■ **Source excerpt**
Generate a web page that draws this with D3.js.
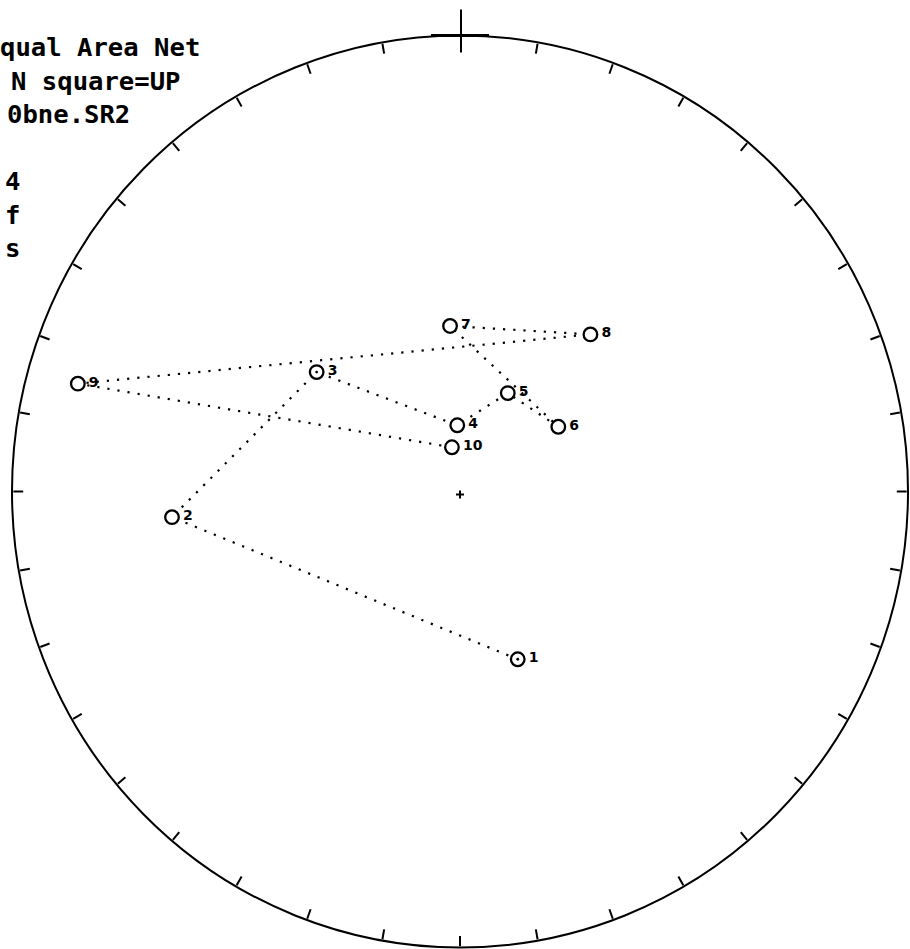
<!DOCTYPE html>
<html>
<head>
<meta charset="utf-8">
<script src="https://cdn.jsdelivr.net/npm/d3@7"></script>
<style>
  html, body { margin: 0; padding: 0; background: #fff; }
  svg { display: block; }
</style>
</head>
<body>
<script>
// Demagnetization steps plotted on a lower-hemisphere equal area net
const stepLabels = ["1", "2", "3", "4", "5", "6", "7", "8", "9", "10"];
const declination = [160.7, 265.0, 309.3, 357.6, 26.3, 57.1, 356.5, 40.2, 285.5, 349.5];
const inclination = [58.0, 35.7, 56.0, 78.2, 70.4, 68.7, 60.2, 52.8, 12.5, 82.0];
const markedSteps = ["1", "3"];

// Header block (the part that sits on the page)
const headerLines = ["qual Area Net", "N square=UP", "0bne.SR2", "", "4", "f", "s"];

// Rim ticks every 10 degrees of azimuth
const tickAzimuths = d3.range(10, 360, 10);

const W = 910, H = 949;
const cx = 460, cy = 491.5, rx = 448, ry = 456;

const svg = d3.select("body").append("svg")
  .attr("width", W).attr("height", H)
  .style("background", "#fff");

const x = d3.scaleLinear().domain([-1, 1]).range([cx - rx, cx + rx]);
const y = d3.scaleLinear().domain([-1, 1]).range([cy + ry, cy - ry]);

// Lambert equal-area projection: radius 1 at the horizontal
function project(dec, inc) {
  const r = Math.SQRT2 * Math.sin((90 - Math.abs(inc)) * Math.PI / 360);
  const a = dec * Math.PI / 180;
  return [x(r * Math.sin(a)), y(r * Math.cos(a))];
}

// Primitive circle
svg.append("ellipse")
  .attr("cx", x(0)).attr("cy", y(0))
  .attr("rx", x(1) - x(0)).attr("ry", y(0) - y(1))
  .attr("fill", "none").attr("stroke", "#000").attr("stroke-width", 2);

// Ticks pointing inwards
svg.append("g").selectAll("line").data(tickAzimuths).join("line")
  .attr("x1", d => x(0.997 * Math.sin(d * Math.PI / 180)))
  .attr("y1", d => y(0.997 * Math.cos(d * Math.PI / 180)))
  .attr("x2", d => x(0.975 * Math.sin(d * Math.PI / 180)))
  .attr("y2", d => y(0.975 * Math.cos(d * Math.PI / 180)))
  .attr("stroke", "#000").attr("stroke-width", 2);

// North cross
svg.append("line")
  .attr("x1", x(0) - 29).attr("x2", x(0) + 29)
  .attr("y1", y(1)).attr("y2", y(1))
  .attr("stroke", "#000").attr("stroke-width", 3);
svg.append("line")
  .attr("x1", x(0) + 1).attr("x2", x(0) + 1)
  .attr("y1", y(1) - 26).attr("y2", y(1) + 17)
  .attr("stroke", "#000").attr("stroke-width", 2);

// Centre mark
svg.append("path")
  .attr("d", `M${x(0) - 4},${y(0) + 3}h8M${x(0)},${y(0) - 1}v8`)
  .attr("stroke", "#000").attr("stroke-width", 2);

const pts = stepLabels.map((s, i) => {
  const [px, py] = project(declination[i], inclination[i]);
  return { label: s, px, py };
});

// Dotted path joining successive steps
svg.append("path")
  .attr("d", d3.line().x(d => d.px).y(d => d.py)(pts))
  .attr("fill", "none")
  .attr("stroke", "#000")
  .attr("stroke-width", 2.2)
  .attr("stroke-dasharray", "2.2 8");

// Step symbols (open circles = lower hemisphere)
const g = svg.append("g");
g.selectAll("circle.step").data(pts).join("circle")
  .attr("class", "step")
  .attr("cx", d => d.px).attr("cy", d => d.py).attr("r", 6.8)
  .attr("fill", "#fff").attr("stroke", "#000").attr("stroke-width", 2.3);
g.selectAll("circle.mark").data(pts.filter(d => markedSteps.includes(d.label))).join("circle")
  .attr("class", "mark")
  .attr("cx", d => d.px).attr("cy", d => d.py).attr("r", 1.4)
  .attr("fill", "#000");
g.selectAll("text").data(pts).join("text")
  .attr("x", d => d.px + 11).attr("y", d => d.py + 3)
  .attr("font-family", "DejaVu Sans, sans-serif")
  .attr("font-weight", "bold")
  .attr("font-size", 14)
  .text(d => d.label);

// Header text, each line starting at the left edge of the page
const headerStart = [0, 11, 7, 0, 5, 5, 5];
svg.append("g").selectAll("text").data(headerLines).join("text")
  .attr("x", (d, i) => headerStart[i])
  .attr("y", (d, i) => 56 + i * 33.5)
  .attr("font-family", "DejaVu Sans Mono, monospace")
  .attr("font-weight", "bold")
  .attr("font-size", 25.6)
  .text(d => d);
</script>
</body>
</html>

■ **Given exercise**
Exactly as they appear, print the lines of the listing above from its first line through the line that contains "const cx = 460, cy", minus the pictures.

■ **Result for this exercise**
Generate a web page that draws this with D3.js.
<!DOCTYPE html>
<html>
<head>
<meta charset="utf-8">
<script src="https://cdn.jsdelivr.net/npm/d3@7"></script>
<style>
  html, body { margin: 0; padding: 0; background: #fff; }
  svg { display: block; }
</style>
</head>
<body>
<script>
// Demagnetization steps plotted on a lower-hemisphere equal area net
const stepLabels = ["1", "2", "3", "4", "5", "6", "7", "8", "9", "10"];
const declination = [160.7, 265.0, 309.3, 357.6, 26.3, 57.1, 356.5, 40.2, 285.5, 349.5];
const inclination = [58.0, 35.7, 56.0, 78.2, 70.4, 68.7, 60.2, 52.8, 12.5, 82.0];
const markedSteps = ["1", "3"];

// Header block (the part that sits on the page)
const headerLines = ["qual Area Net", "N square=UP", "0bne.SR2", "", "4", "f", "s"];

// Rim ticks every 10 degrees of azimuth
const tickAzimuths = d3.range(10, 360, 10);

const W = 910, H = 949;
const cx = 460, cy = 491.5, rx = 448, ry = 456;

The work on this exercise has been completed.